- GOAL OF THE EXERCISE
Quote every line as written. Omit pictures.

- COLLECTED MATERIAL

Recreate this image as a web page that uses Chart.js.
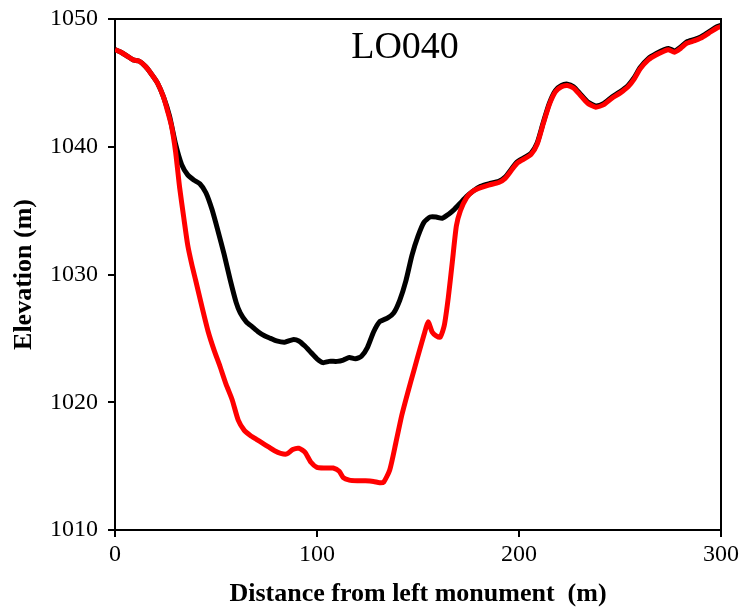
<!DOCTYPE html>
<html lang="en">
<head>
  <meta charset="UTF-8"/>
  <title>LO040</title>
  <script src="https://cdn.jsdelivr.net/npm/chart.js"></script>
  <style>
    html, body { margin: 0; padding: 0; background: #fff; }
    #wrap { width: 742px; height: 611px; }
  </style>
</head>
<body>
  <div id="wrap"><canvas id="chart" width="742" height="611"></canvas></div>

  <script>
    // black profile
    const distBlack = [0,3,6,9,12,15,18,21,24,27,30,33,36,39,42,45,48,51,54,57,60,62,65,68,71,74,77,80,84,88,91,94,97,100,103,106,110,113,116,119,122,125,128,131,135,138,141,144,147,150,153,156,159,162,165,168,171,174,177,181,185,190,193,196,199,202,206,209,212,215,218,221,224,227,230,234,238,242,246,250,254,257,260,264,268,272,274,277,280,283,287,290,294,298,300];
    const elevBlack = [1047.6,1047.4,1047.1,1046.8,1046.7,1046.3,1045.7,1045.0,1043.9,1042.4,1040.2,1038.6,1037.8,1037.4,1037.1,1036.4,1035.1,1033.4,1031.6,1029.6,1027.8,1027.0,1026.3,1025.9,1025.5,1025.2,1025.0,1024.8,1024.7,1024.9,1024.8,1024.4,1023.9,1023.4,1023.1,1023.2,1023.2,1023.3,1023.5,1023.4,1023.6,1024.3,1025.5,1026.3,1026.6,1027.0,1028.0,1029.5,1031.5,1033.0,1034.1,1034.5,1034.5,1034.4,1034.7,1035.1,1035.6,1036.1,1036.5,1036.9,1037.1,1037.3,1037.6,1038.2,1038.8,1039.1,1039.5,1040.3,1041.9,1043.4,1044.4,1044.8,1044.9,1044.7,1044.2,1043.5,1043.2,1043.4,1043.9,1044.3,1044.8,1045.4,1046.2,1046.9,1047.3,1047.6,1047.7,1047.5,1047.8,1048.2,1048.4,1048.6,1049.0,1049.4,1049.5];

    // red profile
    const distRed = [0,3,6,9,12,15,18,21,24,26,28,30,32,34,36,38,40,43,46,49,52,55,58,61,64,67,70,73,76,79,82,85,88,91,94,97,100,104,108,111,113,116,120,124,128,131,133,136,139,142,145,148,151,153,155,157,159,161,163,165,167,169,171,174,177,181,185,190,193,196,199,202,206,209,212,215,218,221,224,227,230,234,238,242,246,250,254,257,260,264,268,272,274,277,280,283,287,290,294,298,300];
    const elevRed = [1047.6,1047.4,1047.1,1046.8,1046.7,1046.3,1045.7,1045.0,1043.9,1042.8,1041.6,1039.6,1036.8,1034.5,1032.3,1030.8,1029.5,1027.5,1025.6,1024.1,1022.8,1021.4,1020.2,1018.6,1017.8,1017.4,1017.1,1016.8,1016.5,1016.2,1016.0,1015.95,1016.3,1016.4,1016.1,1015.3,1014.9,1014.85,1014.85,1014.6,1014.1,1013.9,1013.85,1013.85,1013.8,1013.7,1013.75,1014.7,1016.8,1019.0,1020.8,1022.5,1024.2,1025.3,1026.3,1025.5,1025.2,1025.1,1026.0,1028.2,1031.0,1033.8,1035.0,1036.0,1036.5,1036.8,1037.0,1037.2,1037.5,1038.1,1038.7,1039.0,1039.4,1040.2,1041.8,1043.3,1044.3,1044.7,1044.8,1044.6,1044.1,1043.4,1043.1,1043.3,1043.8,1044.2,1044.7,1045.3,1046.1,1046.8,1047.2,1047.5,1047.6,1047.4,1047.7,1048.1,1048.3,1048.5,1048.9,1049.3,1049.4];

    const xTicks = [0, 100, 200, 300];
    const yTicks = [1010, 1020, 1030, 1040, 1050];
    const chartTitle = 'LO040';

    const serif = '"Liberation Serif", "Times New Roman", serif';

    function pts(xs, ys) {
      return xs.map((x, i) => ({x: x, y: ys[i]}));
    }

    // frame on top/right plus the label inside the plot
    const framePlugin = {
      id: 'frame',
      afterDraw(chart) {
        const a = chart.chartArea, ctx = chart.ctx;
        ctx.save();
        ctx.strokeStyle = '#000';
        ctx.lineWidth = 2;
        ctx.beginPath();
        ctx.moveTo(a.left, a.top);
        ctx.lineTo(a.right, a.top);
        ctx.lineTo(a.right, a.bottom);
        ctx.stroke();
        ctx.fillStyle = '#000';
        ctx.font = '38px ' + serif;
        ctx.textAlign = 'center';
        ctx.textBaseline = 'alphabetic';
        ctx.fillText(chartTitle, (a.left + a.right) / 2 - 13, a.top + 39);
        ctx.restore();
      }
    };

    function noPad(s) {
      s.paddingTop = 0; s.paddingBottom = 0; s.paddingLeft = 0; s.paddingRight = 0;
    }

    const ctx = document.getElementById('chart').getContext('2d');
    new Chart(ctx, {
      type: 'scatter',
      data: {
        datasets: [
          {
            label: 'black',
            data: pts(distBlack, elevBlack),
            showLine: true,
            borderColor: '#000',
            borderWidth: 5,
            pointRadius: 0,
            tension: 0.2,
            order: 2
          },
          {
            label: 'red',
            data: pts(distRed, elevRed),
            showLine: true,
            borderColor: '#ff0000',
            borderWidth: 5,
            pointRadius: 0,
            tension: 0.2,
            order: 1
          }
        ]
      },
      options: {
        responsive: false,
        animation: false,
        layout: { padding: { top: 19, right: 21, left: 0, bottom: 0 } },
        plugins: { legend: { display: false }, tooltip: { enabled: false } },
        scales: {
          x: {
            type: 'linear',
            min: 0, max: 300,
            afterBuildTicks: s => { s.ticks = xTicks.map(v => ({value: v})); },
            afterFit: s => { s.height = 81; noPad(s); },
            border: { display: true, color: '#000', width: 2 },
            grid: { drawOnChartArea: false, drawTicks: true, tickLength: 7, color: '#000', lineWidth: 2 },
            ticks: { color: '#000', font: { family: serif, size: 24, lineHeight: 1 }, padding: 6, maxRotation: 0,
                     callback: v => String(v) },
            title: {
              display: true,
              text: 'Distance from left monument  (m)',
              color: '#000',
              font: { family: serif, size: 26, weight: 'bold' },
              padding: { top: 0, bottom: 1 }
            }
          },
          y: {
            min: 1010, max: 1050,
            afterBuildTicks: s => { s.ticks = yTicks.map(v => ({value: v})); },
            afterFit: s => { s.width = 115; noPad(s); },
            border: { display: true, color: '#000', width: 2 },
            grid: { drawOnChartArea: false, drawTicks: true, tickLength: 7, color: '#000', lineWidth: 2 },
            ticks: { color: '#000', font: { family: serif, size: 24, lineHeight: 1 }, padding: 10,
                     callback: v => String(v) },
            title: {
              display: true,
              text: 'Elevation (m)',
              color: '#000',
              font: { family: serif, size: 26, weight: 'bold' },
              padding: { top: 9, bottom: 0 }
            }
          }
        }
      },
      plugins: [framePlugin]
    });
  </script>
</body>
</html>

- OUTPUT OF THE TASK
Recreate this image as a web page that uses Chart.js.
<!DOCTYPE html>
<html lang="en">
<head>
  <meta charset="UTF-8"/>
  <title>LO040</title>
  <script src="https://cdn.jsdelivr.net/npm/chart.js"></script>
  <style>
    html, body { margin: 0; padding: 0; background: #fff; }
    #wrap { width: 742px; height: 611px; }
  </style>
</head>
<body>
  <div id="wrap"><canvas id="chart" width="742" height="611"></canvas></div>

  <script>
    // black profile
    const distBlack = [0,3,6,9,12,15,18,21,24,27,30,33,36,39,42,45,48,51,54,57,60,62,65,68,71,74,77,80,84,88,91,94,97,100,103,106,110,113,116,119,122,125,128,131,135,138,141,144,147,150,153,156,159,162,165,168,171,174,177,181,185,190,193,196,199,202,206,209,212,215,218,221,224,227,230,234,238,242,246,250,254,257,260,264,268,272,274,277,280,283,287,290,294,298,300];
    const elevBlack = [1047.6,1047.4,1047.1,1046.8,1046.7,1046.3,1045.7,1045.0,1043.9,1042.4,1040.2,1038.6,1037.8,1037.4,1037.1,1036.4,1035.1,1033.4,1031.6,1029.6,1027.8,1027.0,1026.3,1025.9,1025.5,1025.2,1025.0,1024.8,1024.7,1024.9,1024.8,1024.4,1023.9,1023.4,1023.1,1023.2,1023.2,1023.3,1023.5,1023.4,1023.6,1024.3,1025.5,1026.3,1026.6,1027.0,1028.0,1029.5,1031.5,1033.0,1034.1,1034.5,1034.5,1034.4,1034.7,1035.1,1035.6,1036.1,1036.5,1036.9,1037.1,1037.3,1037.6,1038.2,1038.8,1039.1,1039.5,1040.3,1041.9,1043.4,1044.4,1044.8,1044.9,1044.7,1044.2,1043.5,1043.2,1043.4,1043.9,1044.3,1044.8,1045.4,1046.2,1046.9,1047.3,1047.6,1047.7,1047.5,1047.8,1048.2,1048.4,1048.6,1049.0,1049.4,1049.5];

    // red profile
    const distRed = [0,3,6,9,12,15,18,21,24,26,28,30,32,34,36,38,40,43,46,49,52,55,58,61,64,67,70,73,76,79,82,85,88,91,94,97,100,104,108,111,113,116,120,124,128,131,133,136,139,142,145,148,151,153,155,157,159,161,163,165,167,169,171,174,177,181,185,190,193,196,199,202,206,209,212,215,218,221,224,227,230,234,238,242,246,250,254,257,260,264,268,272,274,277,280,283,287,290,294,298,300];
    const elevRed = [1047.6,1047.4,1047.1,1046.8,1046.7,1046.3,1045.7,1045.0,1043.9,1042.8,1041.6,1039.6,1036.8,1034.5,1032.3,1030.8,1029.5,1027.5,1025.6,1024.1,1022.8,1021.4,1020.2,1018.6,1017.8,1017.4,1017.1,1016.8,1016.5,1016.2,1016.0,1015.95,1016.3,1016.4,1016.1,1015.3,1014.9,1014.85,1014.85,1014.6,1014.1,1013.9,1013.85,1013.85,1013.8,1013.7,1013.75,1014.7,1016.8,1019.0,1020.8,1022.5,1024.2,1025.3,1026.3,1025.5,1025.2,1025.1,1026.0,1028.2,1031.0,1033.8,1035.0,1036.0,1036.5,1036.8,1037.0,1037.2,1037.5,1038.1,1038.7,1039.0,1039.4,1040.2,1041.8,1043.3,1044.3,1044.7,1044.8,1044.6,1044.1,1043.4,1043.1,1043.3,1043.8,1044.2,1044.7,1045.3,1046.1,1046.8,1047.2,1047.5,1047.6,1047.4,1047.7,1048.1,1048.3,1048.5,1048.9,1049.3,1049.4];

    const xTicks = [0, 100, 200, 300];
    const yTicks = [1010, 1020, 1030, 1040, 1050];
    const chartTitle = 'LO040';

    const serif = '"Liberation Serif", "Times New Roman", serif';

    function pts(xs, ys) {
      return xs.map((x, i) => ({x: x, y: ys[i]}));
    }

    // frame on top/right plus the label inside the plot
    const framePlugin = {
      id: 'frame',
      afterDraw(chart) {
        const a = chart.chartArea, ctx = chart.ctx;
        ctx.save();
        ctx.strokeStyle = '#000';
        ctx.lineWidth = 2;
        ctx.beginPath();
        ctx.moveTo(a.left, a.top);
        ctx.lineTo(a.right, a.top);
        ctx.lineTo(a.right, a.bottom);
        ctx.stroke();
        ctx.fillStyle = '#000';
        ctx.font = '38px ' + serif;
        ctx.textAlign = 'center';
        ctx.textBaseline = 'alphabetic';
        ctx.fillText(chartTitle, (a.left + a.right) / 2 - 13, a.top + 39);
        ctx.restore();
      }
    };

    function noPad(s) {
      s.paddingTop = 0; s.paddingBottom = 0; s.paddingLeft = 0; s.paddingRight = 0;
    }

    const ctx = document.getElementById('chart').getContext('2d');
    new Chart(ctx, {
      type: 'scatter',
      data: {
        datasets: [
          {
            label: 'black',
            data: pts(distBlack, elevBlack),
            showLine: true,
            borderColor: '#000',
            borderWidth: 5,
            pointRadius: 0,
            tension: 0.2,
            order: 2
          },
          {
            label: 'red',
            data: pts(distRed, elevRed),
            showLine: true,
            borderColor: '#ff0000',
            borderWidth: 5,
            pointRadius: 0,
            tension: 0.2,
            order: 1
          }
        ]
      },
      options: {
        responsive: false,
        animation: false,
        layout: { padding: { top: 19, right: 21, left: 0, bottom: 0 } },
        plugins: { legend: { display: false }, tooltip: { enabled: false } },
        scales: {
          x: {
            type: 'linear',
            min: 0, max: 300,
            afterBuildTicks: s => { s.ticks = xTicks.map(v => ({value: v})); },
            afterFit: s => { s.height = 81; noPad(s); },
            border: { display: true, color: '#000', width: 2 },
            grid: { drawOnChartArea: false, drawTicks: true, tickLength: 7, color: '#000', lineWidth: 2 },
            ticks: { color: '#000', font: { family: serif, size: 24, lineHeight: 1 }, padding: 6, maxRotation: 0,
                     callback: v => String(v) },
            title: {
              display: true,
              text: 'Distance from left monument  (m)',
              color: '#000',
              font: { family: serif, size: 26, weight: 'bold' },
              padding: { top: 0, bottom: 1 }
            }
          },
          y: {
            min: 1010, max: 1050,
            afterBuildTicks: s => { s.ticks = yTicks.map(v => ({value: v})); },
            afterFit: s => { s.width = 115; noPad(s); },
            border: { display: true, color: '#000', width: 2 },
            grid: { drawOnChartArea: false, drawTicks: true, tickLength: 7, color: '#000', lineWidth: 2 },
            ticks: { color: '#000', font: { family: serif, size: 24, lineHeight: 1 }, padding: 10,
                     callback: v => String(v) },
            title: {
              display: true,
              text: 'Elevation (m)',
              color: '#000',
              font: { family: serif, size: 26, weight: 'bold' },
              padding: { top: 9, bottom: 0 }
            }
          }
        }
      },
      plugins: [framePlugin]
    });
  </script>
</body>
</html>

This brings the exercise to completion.